Kevin Jon Heller said...


I am genuinely confused by your willingness to constantly give Judge Harhoff the benefit of the interpretive doubt on issue after issue. I think the "set practice" question is debatable, even if I disagree with you. But I find your reading of the "professional dilemma" question to be completely counterintuitive, especially given that the Judge is now fighting for his job (so he clearly didn't want to resign) and has maintained that the letter was meant to be private (so he clearly didn't want to make a public statement). A law review article? That's the most logical interpretation of his statement?
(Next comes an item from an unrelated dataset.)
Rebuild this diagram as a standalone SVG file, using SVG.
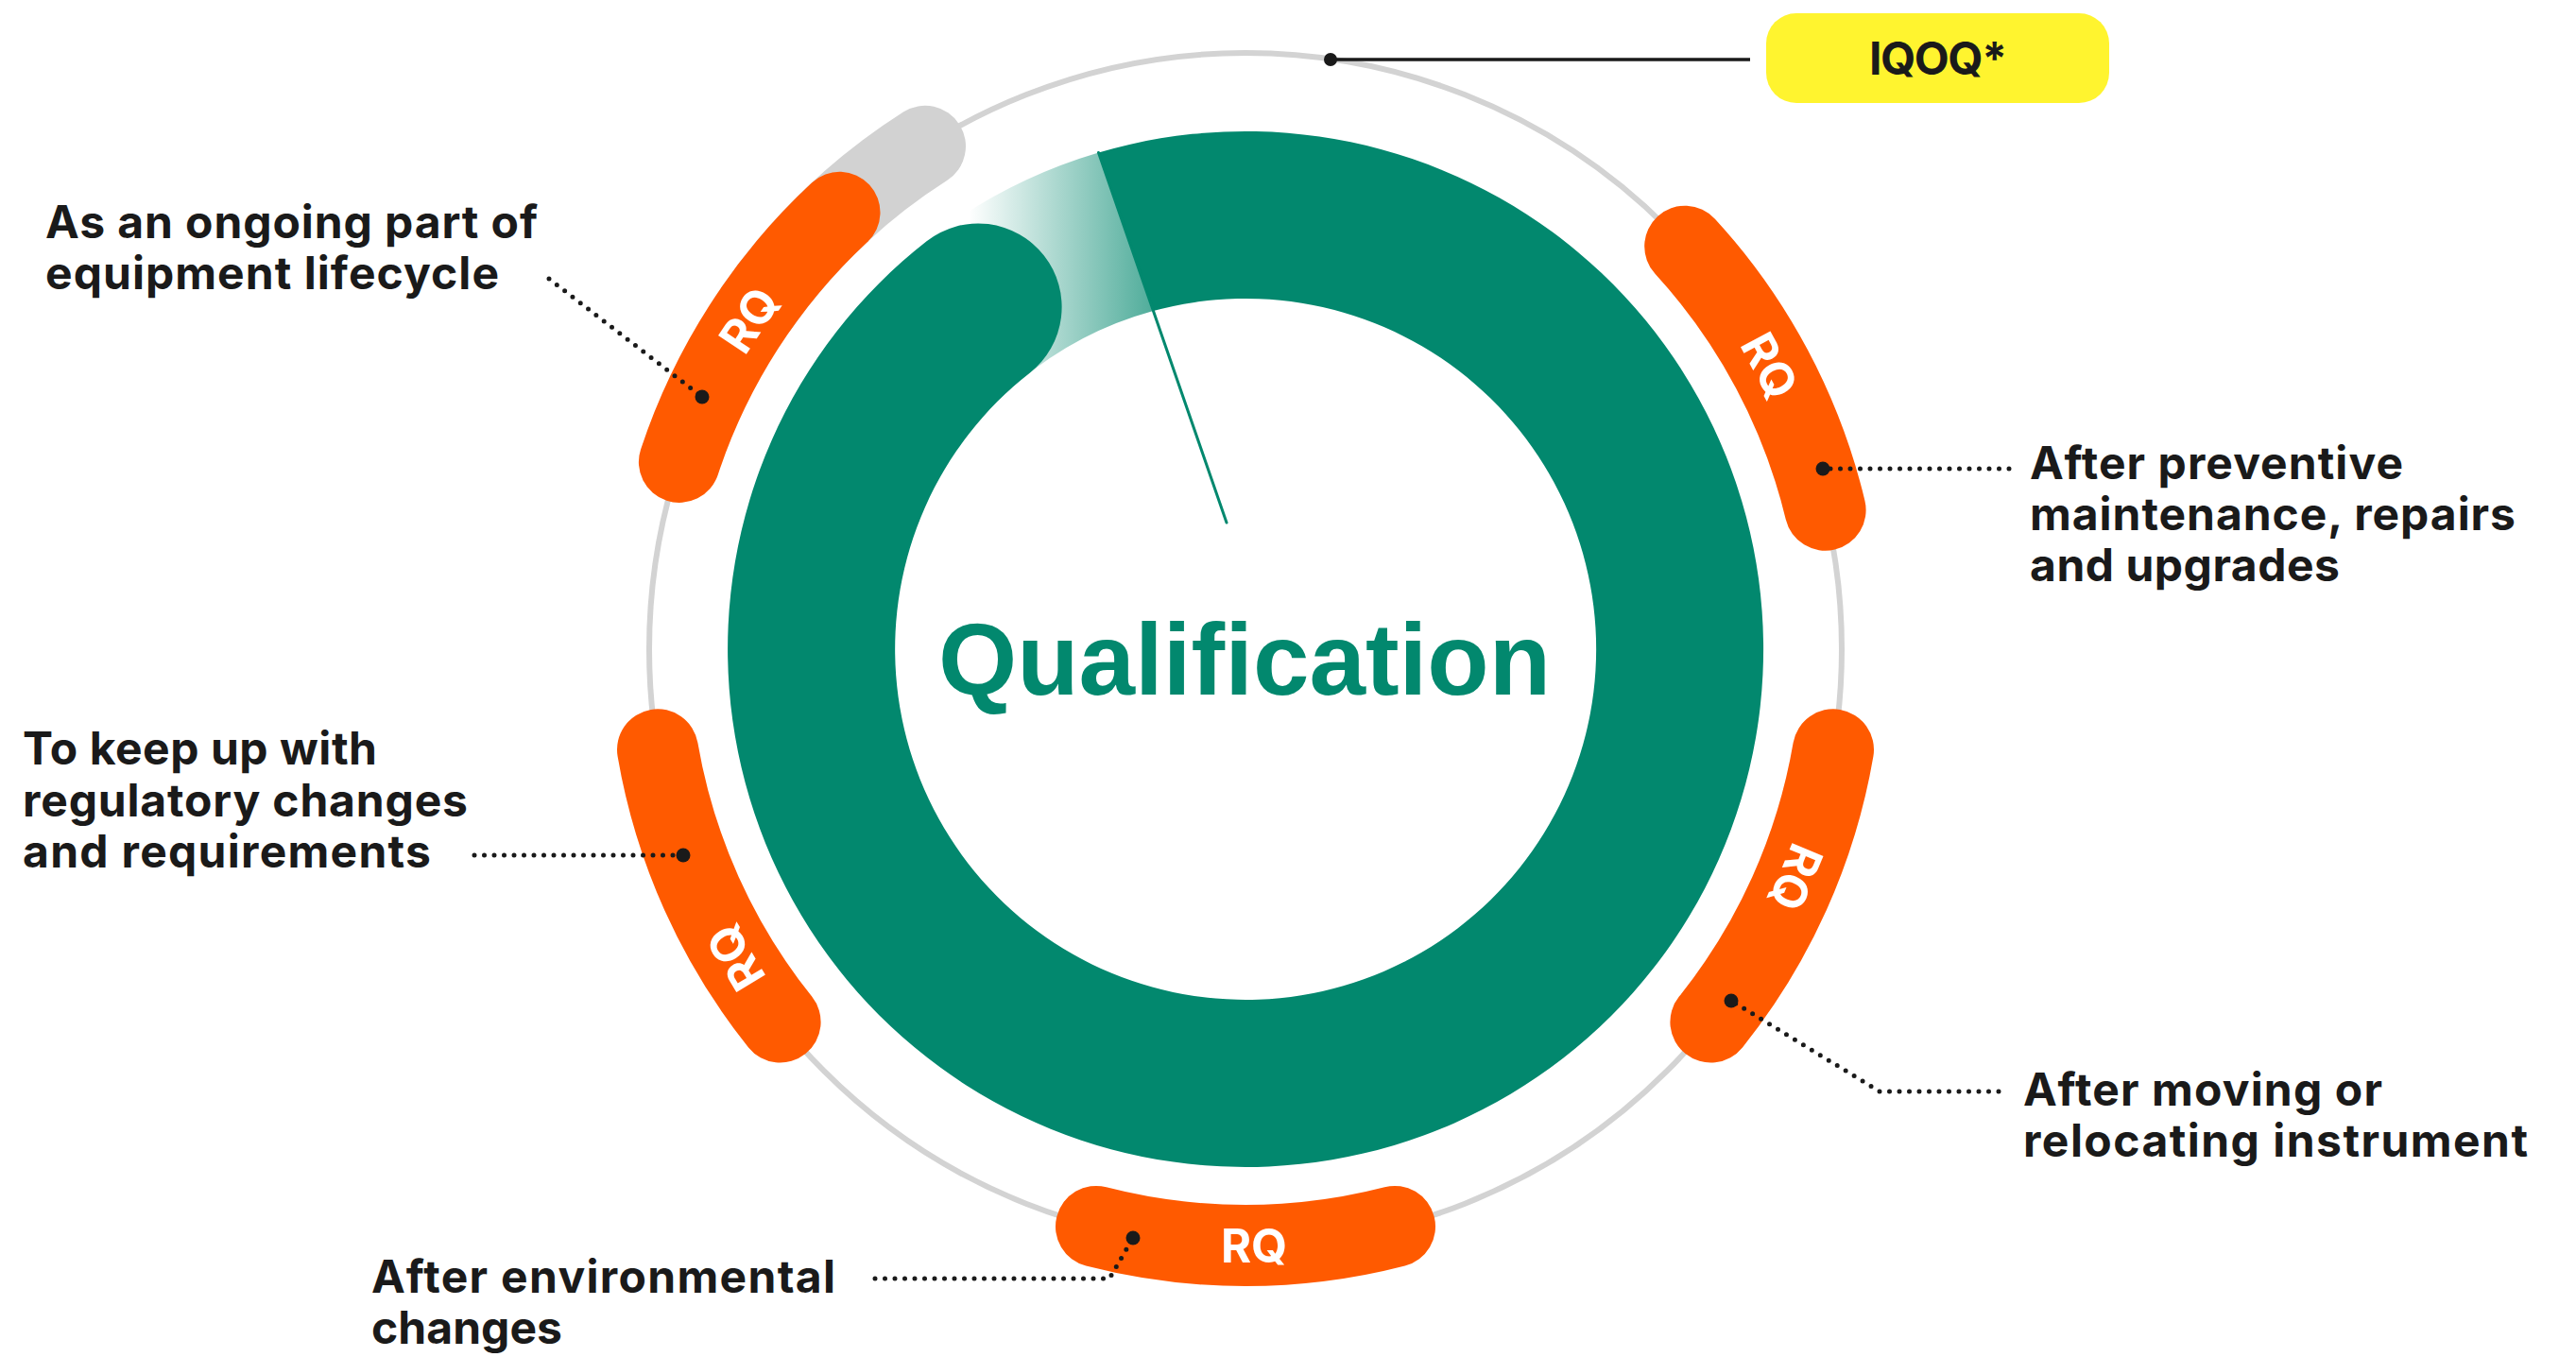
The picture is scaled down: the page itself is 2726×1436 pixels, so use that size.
<svg xmlns="http://www.w3.org/2000/svg" width="2726" height="1436" viewBox="0 0 2726 1436">
  <defs>
    <linearGradient id="tailGrad" gradientUnits="userSpaceOnUse" x1="1025" y1="0" x2="1222" y2="0">
      <stop offset="0" stop-color="#02886E" stop-opacity="0"/>
      <stop offset="1" stop-color="#02886E" stop-opacity="0.7"/>
    </linearGradient>
    <style>
      .track { fill: none; stroke: #D3D3D3; stroke-width: 6; }
      .band { fill: none; stroke: #FF5A00; stroke-width: 86; stroke-linecap: round; }
      .gband { fill: none; stroke: #D2D2D2; stroke-width: 86; stroke-linecap: round; }
      .rq { font-family: Inter, "Liberation Sans", sans-serif; font-weight: 700; font-size: 49px; fill: #FFFFFF; text-anchor: middle; }
      .lbl { font-family: Inter, "Liberation Sans", sans-serif; font-weight: 700; font-size: 48px; fill: #1A1A1A; }
      .dots { fill: none; stroke: #1A1A1A; stroke-width: 5; stroke-linecap: round; stroke-linejoin: round; stroke-dasharray: 0 10.5; }
      .end { fill: #1A1A1A; }
    </style>
  </defs>
  <rect width="2726" height="1436" fill="#FFFFFF"/>

  <g id="track">
    <circle class="track" cx="1318" cy="687" r="631"/>
  </g>

  <g id="qualification-ring">
    <path d="M 965.7 267.2 A 548 548 0 0 1 1162.5 161.5 L 1219.5 329.3 A 371 371 0 0 0 1079.5 402.8 Z" fill="url(#tailGrad)"/>
    <path d="M 1162.5 161.5 A 548 548 0 1 1 980.6 255.2 A 88.5 88.5 0 0 1 1089.6 394.7 A 371 371 0 1 0 1219.5 329.3 Z" fill="#02886E"/>
    <line x1="1162.5" y1="161.5" x2="1298" y2="553" stroke="#02886E" stroke-width="3" stroke-linecap="round"/>
    <text x="1317" y="735" font-family="'Liberation Sans', Arial, sans-serif" font-weight="700" font-size="107" fill="#02886E" text-anchor="middle">Qualification</text>
  </g>

  <g id="gray-tail">
    <path class="gband" d="M 801.1 325.1 A 631 631 0 0 1 979.0 154.8"/>
  </g>

  <g id="rq-top-left">
    <path class="band" d="M 718.9 488.9 A 631 631 0 0 1 888.5 224.8"/>
    <text class="rq" transform="translate(792.5 338.4) rotate(-56.4)" x="0" y="18">RQ</text>
  </g>
  <g id="rq-top-right">
    <path class="band" d="M 1783.2 260.7 A 631 631 0 0 1 1931.6 539.7"/>
    <text class="rq" transform="translate(1873 386.9) rotate(61.6)" x="0" y="18">RQ</text>
  </g>
  <g id="rq-right-lower">
    <path class="band" d="M 1940.0 793.3 A 631 631 0 0 1 1810.4 1081.5"/>
    <text class="rq" transform="translate(1901 928.5) rotate(112.5)" x="0" y="18">RQ</text>
  </g>
  <g id="rq-bottom">
    <path class="band" d="M 1160.0 1297.9 A 631 631 0 0 0 1476.0 1297.9"/>
    <text class="rq" x="1327" y="1336">RQ</text>
  </g>
  <g id="rq-left-lower">
    <path class="band" d="M 825.6 1081.5 A 631 631 0 0 1 696.0 793.3"/>
    <text class="rq" transform="translate(778 1013.5) rotate(-121.2)" x="0" y="18">RQ</text>
  </g>

  <g id="iqoq">
    <rect x="1869" y="14" width="363" height="95" rx="32" ry="32" fill="#FFF42F"/>
    <text class="lbl" x="2051" y="79" text-anchor="middle" textLength="146" lengthAdjust="spacing">IQOQ*</text>
  </g>

  <g id="label-top-left">
    <text class="lbl" x="48" y="252" textLength="521" lengthAdjust="spacing">As an ongoing part of</text>
    <text class="lbl" x="48" y="306" textLength="480" lengthAdjust="spacing">equipment lifecycle</text>
  </g>
  <g id="label-top-right">
    <text class="lbl" x="2148" y="507" textLength="395" lengthAdjust="spacing">After preventive</text>
    <text class="lbl" x="2148" y="561" textLength="514" lengthAdjust="spacing">maintenance, repairs</text>
    <text class="lbl" x="2148" y="615" textLength="328" lengthAdjust="spacing">and upgrades</text>
  </g>
  <g id="label-left-lower">
    <text class="lbl" x="24" y="809" textLength="375" lengthAdjust="spacing">To keep up with</text>
    <text class="lbl" x="24" y="864" textLength="471" lengthAdjust="spacing">regulatory changes</text>
    <text class="lbl" x="24" y="918" textLength="432" lengthAdjust="spacing">and requirements</text>
  </g>
  <g id="label-bottom">
    <text class="lbl" x="393" y="1368" textLength="491" lengthAdjust="spacing">After environmental</text>
    <text class="lbl" x="393" y="1422" textLength="202" lengthAdjust="spacing">changes</text>
  </g>
  <g id="label-right-lower">
    <text class="lbl" x="2141" y="1170" textLength="380" lengthAdjust="spacing">After moving or</text>
    <text class="lbl" x="2141" y="1224" textLength="534" lengthAdjust="spacing">relocating instrument</text>
  </g>

  <g id="connectors">
    <line x1="1408" y1="63" x2="1852" y2="63" stroke="#1A1A1A" stroke-width="3.5"/>
    <circle class="end" cx="1408" cy="63" r="7"/>
    <path class="dots" d="M 581 295 L 743 420"/>
    <circle class="end" cx="743" cy="420" r="7.5"/>
    <path class="dots" d="M 2126 496 L 1929 496"/>
    <circle class="end" cx="1929" cy="496" r="7.5"/>
    <path class="dots" d="M 502 905 L 723 905"/>
    <circle class="end" cx="723" cy="905" r="7.5"/>
    <path class="dots" d="M 926 1353 L 1174 1353 L 1199 1310"/>
    <circle class="end" cx="1199" cy="1310" r="7.5"/>
    <path class="dots" d="M 2115 1155 L 1989 1155 L 1832 1059"/>
    <circle class="end" cx="1832" cy="1059" r="7.5"/>
  </g>
</svg>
The crux of my disagreement, I think, is this: I believe the more ambiguous statements in the letter have to be read in the context of Judge Harhoff's anything but ambiguous accusation that the President of the Tribunal was coercing his fellow judges into wrongfully acquitting high-level defendants, likely at the behest of the Israeli and US government. That accusation, made without any evidence whatsoever, cannot be separated from Judge Harhoff's (mis)statements of ICTY jurisprudence, assertions of "set practice," and confessions of "professional dilemmas." After all, it is precisely the judgment that (re-)announced the specific-direction requirement that Judge Harhoff believes resulted from Judge Meron's coercion. So we are really supposed to believe that his "professional dliemma" doesn't involve his unwillingness to apply settled Appeals Chamber precedent?

Jens David Ohlin said...

I take your point, although I'm curious what you think about my Stakic argument -- another situation where Trial chamber judges refused to follow settled AC jurisprudence.

Kevin Jon Heller said...

I haven't read it close enough to take a position on your debate with Barrie, but it always bothers me when TCs ignore the AC. A judge in that situation should apply the binding precedent while explaining why they think the AC should reverse itself.